La FNSEA s'engage dans les européennes ?
"Oui, avec un grand débat le 14 mai, organisé avec les Chambres d'agriculture : un grand débat avec la plupart des partis."
Y compris le FN ?
"Oui, car nous sommes préoccupés par un certain nombre de thèses aujourd'hui. Il y a un repli sur soi notoire, y compris dans la profession agricole. Bien sûr l'Europe nous créé beaucoup de tracasseries, de difficultés, mais fondamentalement les agriculteurs sont européens aujourd'hui. Et nous restons européens."
Le FN gagne chez qui ? Les petits agriculteurs ?
"Pas forcément ! Ce sont les tracasseries de tous les jours ! Il y a une telle facilité à mettre Bruxelles en cause, à en faire le bouc-émissaire. Il faut de temps en temps qu'on sache balayer devant notre porte : des situations sont générées par de mauvaises décisions prises dans notre pays depuis un certain nombre d'années. Ne renvoyons pas à Bruxelles toute la responsabilité. En revanche, prenons toute notre place dans le débat européen et surtout dans les instances européennes."
A propos de l'amendement Glavany. Pourquoi avez-vous écrit au Président ?
"Le Président a fait une déclaration, il l'a écrit dans un article en début d'année : il a considéré que le débat était clos, que le code rural était parfaitement documenté pour répondre à toutes ces difficultés, en particulier la reconnaissance de la sensibilité de l'animal. C'est déjà reconnu dans le code rural."
Vous ne pouvez pas reconnaître la valeur affective de l'animal ?

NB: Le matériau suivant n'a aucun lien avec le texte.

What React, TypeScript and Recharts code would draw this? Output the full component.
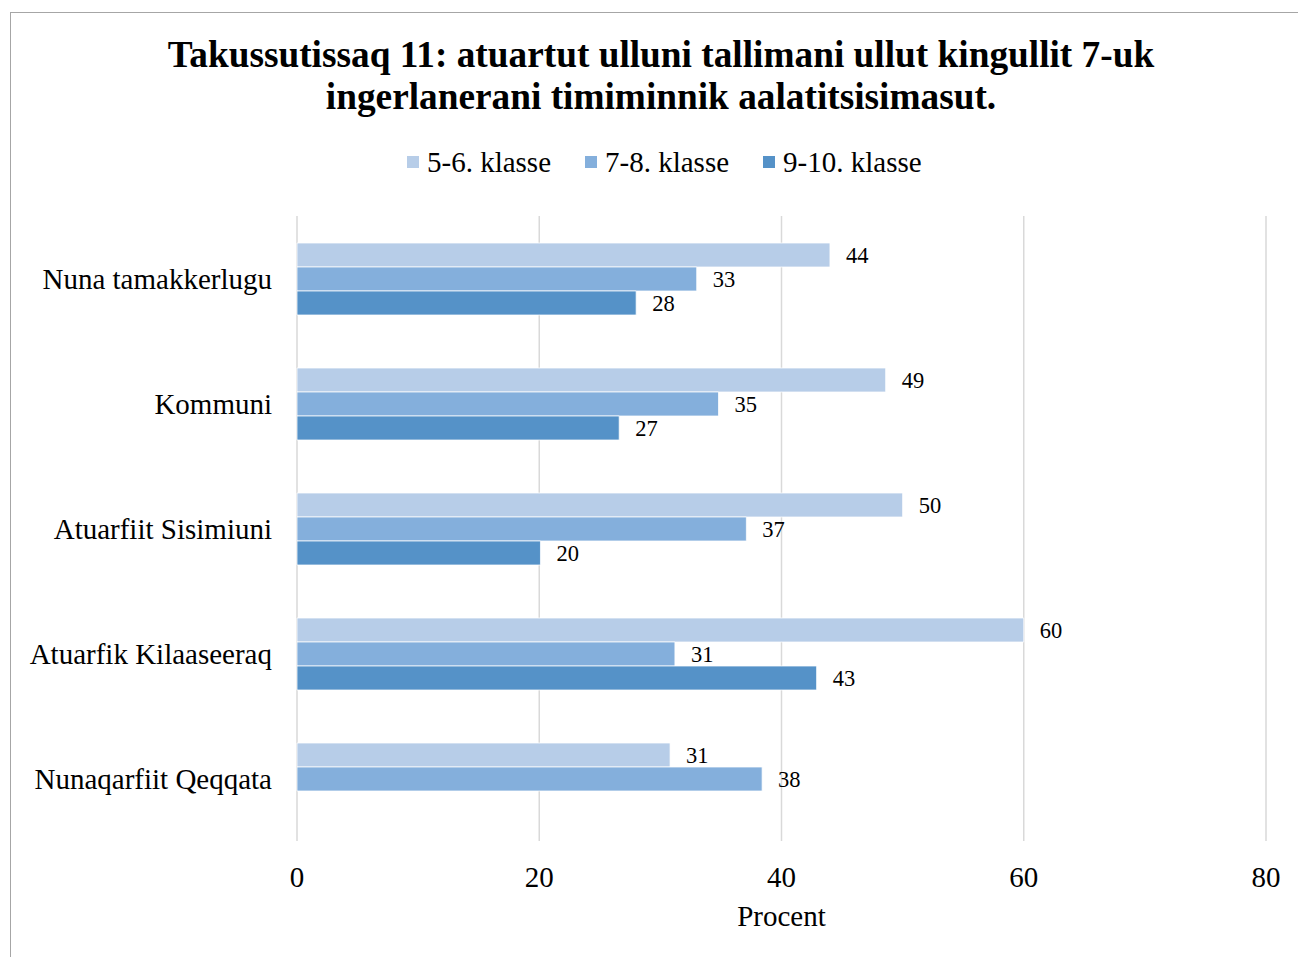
import { BarChart, Bar, XAxis, YAxis, CartesianGrid, LabelList } from 'recharts';

const categories = [
  'Nuna tamakkerlugu',
  'Kommuni',
  'Atuarfiit Sisimiuni',
  'Atuarfik Kilaaseeraq',
  'Nunaqarfiit Qeqqata',
];

const klasse56 = [44, 48.6, 50, 60, 30.8];
const klasse78 = [33, 34.8, 37.1, 31.2, 38.4];
const klasse910: (number | null)[] = [28, 26.6, 20.1, 42.9, null];

const xTicks = [0, 20, 40, 60, 80];

const SERIES = [
  { key: 'k56', name: '5-6. klasse', color: '#B7CDE8' },
  { key: 'k78', name: '7-8. klasse', color: '#84AFDC' },
  { key: 'k910', name: '9-10. klasse', color: '#5592C8' },
];

const FONT = "'Liberation Serif', 'Times New Roman', serif";

const data = categories.map((name, i) => ({
  name,
  k56: klasse56[i],
  k78: klasse78[i],
  k910: klasse910[i],
}));

const fmt = (v: unknown) => (v == null ? '' : Math.round(Number(v)).toString());

export default function App() {
  return (
    <div
      style={{
        position: 'absolute',
        left: 10,
        top: 12,
        width: 1300,
        height: 960,
        borderTop: '1px solid #A6A6A6',
        borderLeft: '1px solid #A6A6A6',
        background: '#fff',
        fontFamily: FONT,
      }}
    >
      <div
        style={{
          position: 'absolute',
          left: 0,
          top: 21,
          width: 1300,
          textAlign: 'center',
          fontSize: 37.3,
          lineHeight: '42px',
          fontWeight: 'bold',
          color: '#000',
        }}
      >
        Takussutissaq 11: atuartut ulluni tallimani ullut kingullit 7-uk
        <br />
        ingerlanerani timiminnik aalatitsisimasut.
      </div>

      {/* legend */}
      <div
        style={{
          position: 'absolute',
          left: 396,
          top: 131,
          display: 'flex',
          alignItems: 'center',
          fontSize: 29,
          lineHeight: '36px',
          color: '#000',
        }}
      >
        {SERIES.map((s, i) => (
          <div key={s.key} style={{ display: 'flex', alignItems: 'center', marginRight: i < 2 ? 34 : 0 }}>
            <span style={{ width: 12, height: 12, background: s.color, marginRight: 8, display: 'inline-block' }} />
            <span>{s.name}</span>
          </div>
        ))}
      </div>

      <div style={{ position: 'absolute', left: 0, top: 0 }}>
        <BarChart
          width={1287}
          height={944}
          data={data}
          layout="vertical"
          margin={{ top: 203, right: 32, left: 0, bottom: 0 }}
          barSize={24}
          barGap={0}
        >
          <CartesianGrid horizontal={false} stroke="#D9D9D9" strokeWidth={1.5} />
          <XAxis
            type="number"
            domain={[0, 80]}
            ticks={xTicks}
            axisLine={false}
            tickLine={false}
            tickMargin={19}
            height={116}
            tick={{ fill: '#000', fontSize: 29, fontFamily: FONT }}
            label={{
              value: 'Procent',
              position: 'insideBottom',
              offset: 31,
              fill: '#000',
              fontSize: 29,
              fontFamily: FONT,
            }}
          />
          <YAxis
            type="category"
            dataKey="name"
            width={286}
            axisLine={false}
            tickLine={false}
            tickMargin={19}
            tick={{ fill: '#000', fontSize: 29, fontFamily: FONT }}
          />
          {SERIES.map((s) => (
            <Bar
              key={s.key}
              dataKey={s.key}
              name={s.name}
              fill={s.color}
              stroke="#fff"
              strokeWidth={0.75}
              isAnimationActive={false}
            >
              <LabelList
                dataKey={s.key}
                position="right"
                offset={16}
                formatter={fmt}
                style={{ fill: '#000', fontSize: 22.5, fontFamily: FONT }}
              />
            </Bar>
          ))}
        </BarChart>
      </div>
    </div>
  );
}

"Mais bien sûr ! Mais ne mélangeons pas l'animal domestique et l'animal d'élevage ! Les éleveurs aujourd'hui ne comprennent pas qu'on remette ce dossier-là sur la table alors que le Président a estimé que c'était entrer dans une nouvelle polémique inutile."
Que vous ont dit Valls et Le Foll ?
"Je les ai trouvés surpris pour le moins d'un tel amendement arrivé comme ça, en pleine nuit, au travers d'une loi où rien n'avait été préparé. On ne touche pas au code civil comme ça. Retiendront-ils cet amendement ? Nous verrons bien en 2ème lecture."
Bruxelles ne va pas vous imposer le truc ?
"Non, nous ne sommes pas dans ce domaine d'une compétence bruxelloise."